I’ve always felt a bit allergic to B and Bs as previous experiences have usually consisted of ‘this is a polite notice’ followed by a list of instructions. But we landed at a good one with Peggy and John. A comfortable room, a proper bath with lashings of hot water and fabulous breakfast that included fresh crab caught by John’s brother the night before. Peggy had an interesting accent. At first we thought she was Scandinavian. However she explained she was an interloper in North Uist, having been born and bred in South Uist. But the norse influence is strong in the history of these islands and that seems to have persisted in her lovely accent.
Well fortified, we set off for the 11 miles to the Berneray ferry over to Harris. I’d had a definite ‘day 3’ day on the previous day, with legs aching and body objecting to this lark of having to cycle every day. My legs were still aching today, but the scenery was remote and magnificent and I really enjoyed it. The ferry to Leverburgh was full of cyclists but most opted to take the road round the west of the island where there are meant to be magnificent beaches. Being contrary, we opted for the very minor road round the east of the island which is a rocky moonscape. One person had warned us against it (it’s just rocks the road is continuously up and down) but we thought it was incredibly beautiful and remote. The wind had also put people off but in fact was not a problem. The road was very ‘up and down’, which I find the most tiring sort of cycling, so we were tired when we stopped for our picnic lunch. We brewed up some coffee as a ‘pick me up’ as we looked at the steep hill we had to climb back to the main road. “Main” being relative here. One of the things I love about the islands is that the A road is often a single track with parking places.
With renewed vigour we took the hill in one go, then coasted down to the village of Tarbert. We hunted for the supermarket only to find it was a very friendly little mini market” but it enough to stock up with provisions for the evening where we were heading for a hostel. So how far do you cycle in a day the friendly shop-keeper asked. “About 50 miles” I replied. A look of total horror came across her face and she said “I was expecting you to say about 5”. It is funny how perspectives are different.
We had been warned there was a big hill out of Tarbert and the warnings were right. It was very steep to start with then eased off as we carried on climbing to just short of 200m. Just as we reached the top we saw an eagle – close by to start with but by the time we got the binoculars out it had drifted far away.
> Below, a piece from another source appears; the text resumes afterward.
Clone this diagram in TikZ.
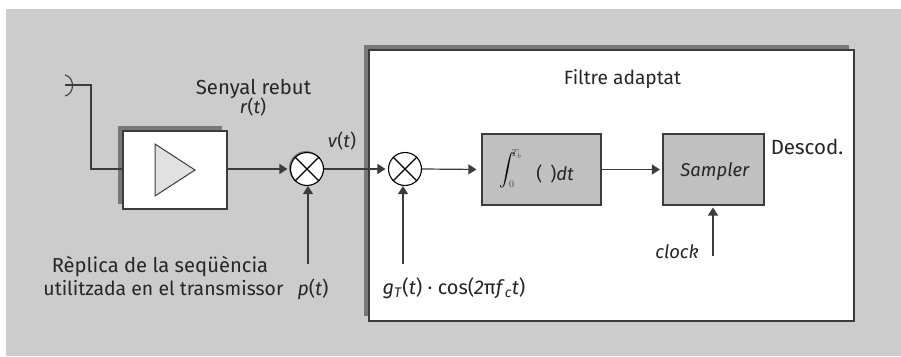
\documentclass[tikz,border=0pt]{standalone}
\usepackage{fontspec}
\setmainfont{Fira Sans}
\usetikzlibrary{arrows.meta}
\definecolor{bggrey}{RGB}{204,204,204}
\definecolor{shadowgrey}{RGB}{120,120,120}
\definecolor{boxgrey}{RGB}{192,192,192}
\definecolor{edgegrey}{RGB}{60,60,60}
\definecolor{triggrey}{RGB}{225,225,225}
\tikzset{
 x=1pt,y=-1pt,
 txt/.style={inner sep=0pt,anchor=base,font=\fontsize{#1}{20}\selectfont,text=black!85},
 txt/.default=18.5,
 wire/.style={draw=edgegrey,line width=1.2pt},
 arr/.style={wire,-{Triangle[length=8pt,width=10pt]},shorten >=2.5pt},
 whitebox/.style={fill=white,draw=edgegrey,line width=1.2pt,inner sep=0pt},
 greybox/.style={fill=boxgrey,draw=edgegrey,line width=1.2pt,inner sep=0pt},
 mixer/.style={circle,draw=black,fill=white,line width=1.1pt,minimum size=33pt,inner sep=0pt},
}
\begin{document}
\begin{tikzpicture}
\useasboundingbox (0,0) rectangle (901,356);
\fill[white] (0,0) rectangle (901,356);
\fill[bggrey] (6,9) rectangle (901,356);
% shadows
\fill[shadowgrey] (118,126) rectangle (222,204);
\fill[shadowgrey] (364,45) rectangle (849,316);
% boxes
\node[whitebox,minimum width=104pt,minimum height=78pt] (amp) at (175,170) {};
\node[whitebox,minimum width=485pt,minimum height=271pt] (filter) at (611.5,185.5) {};
\node[greybox,minimum width=119pt,minimum height=71pt] (int) at (541.5,169.5) {};
\node[greybox,minimum width=101pt,minimum height=71pt] (samp) at (713.5,169.5) {};
\draw[draw=edgegrey,fill=triggrey,line width=1pt] (155,144) -- (195,170) -- (155,196) -- cycle;
% mixers
\fill[shadowgrey] (306,168) circle[radius=17pt];
\node[mixer] (m1) at (307,169) {};
\node[mixer] (m2) at (405,169) {};
\foreach \m in {m1,m2}{
 \draw[black,line width=1.1pt] (\m.45) -- (\m.225) (\m.135) -- (\m.-45);
}
% antenna
\coordinate (ant) at (65,85);
\coordinate (bend) at (91,85);
\coordinate (bend2) at (91,169);
\draw[wire] (ant) -- (bend) -- (bend2) -- (amp.west |- bend2);
\draw[edgegrey,line width=1.1pt] (65,75) .. controls (75,77) and (75,94) .. (65,96);
% connectors
\coordinate (p1) at (308,264);
\coordinate (p2) at (403,264);
\coordinate (p3) at (713,256);
\coordinate (ck) at (713,205);
\draw[arr] (amp.east |- m1) -- (m1.west);
\draw[arr] (m1.east) -- (m2.west);
\draw[arr,shorten >=5pt] (m2.east) -- (int.west);
\draw[arr] (int.east) -- (samp.west);
\draw[arr,shorten >=0pt] (p1) -- (p1 |- m1.south);
\draw[arr,shorten >=0pt] (p2) -- (p2 |- m2.south);
\draw[arr] (p3) -- (ck);
% text
\node[txt=20.3] (t1) at (253.5,94) {Senyal rebut};
\node[txt] (t2) at (253,113) {\textit{r}(\textit{t})};
\node[txt] (t3) at (342,147) {\textit{v}(\textit{t})};
\node[txt=20.2] (t4) at (160,272) {Rèplica de la seqüència};
\node[txt=19.4] (t5) at (163.5,295) {utilitzada en el transmissor};
\node[txt=19.5] (t6) at (313,295) {\textit{p}(\textit{t})};
\node[txt=19.9] (t7) at (454,294) {\textit{g}\textsubscript{\textit{T}}(\textit{t}) · cos(\textit{2}π\textit{f}\textsubscript{\textit{c}}\textit{t})};
\node[txt=19.2] (t8) at (622.5,84) {Filtre adaptat};
\node[txt=20.5] (t9) at (807,154) {Descod.};
\node[txt] (t10) at (715,176) {\textit{Sampler}};
\node[txt] (t11) at (677,258) {\textit{clock}};
\node[txt] (t12) at (555,180) {(\hspace{8pt})\textit{dt}};
\node[inner sep=0pt,scale=1.6,text=black] (t13) at (507,170) {$\displaystyle\int$};
\node[inner sep=0pt,scale=1,text=black!75] (t14) at (516.5,154) {$T_b$};
\node[inner sep=0pt,scale=1,text=black!75] (t15) at (511.5,184) {$0$};
\end{tikzpicture}
\end{document}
We turned off the main road towards Rheinigidale – plunging back to sea level and then climbing the same again to almost 200m, this time in permanent bottom gear with legs definitely objecting. A final zoom down to the tiny settlement and a gorgeous little hostel, well equipped, warm as toast hot shower and views to die for. The road was only put in in 1990 – before that the group of 8 houses could only be reached by sea or by walking. It seemed mad to leave ourselves with 2 massive climbs again tomorrow morning as we have to go back the way we came but it feels magical place. After a reviving cup of tea we took a short walk along the old walking track alongside the loch and David got a good view of 2 birds of prey, which he identified as looking a bit like sea eagles but they were big, dark plumage and had spaces in the wing feathers. They might have been another bird of prey, in the binoculars before they again decided to fly off behind the cliff but even with our aching legs it was worth the walk in the evening sun feeling as if we were almost at the ends of the earth in total peace.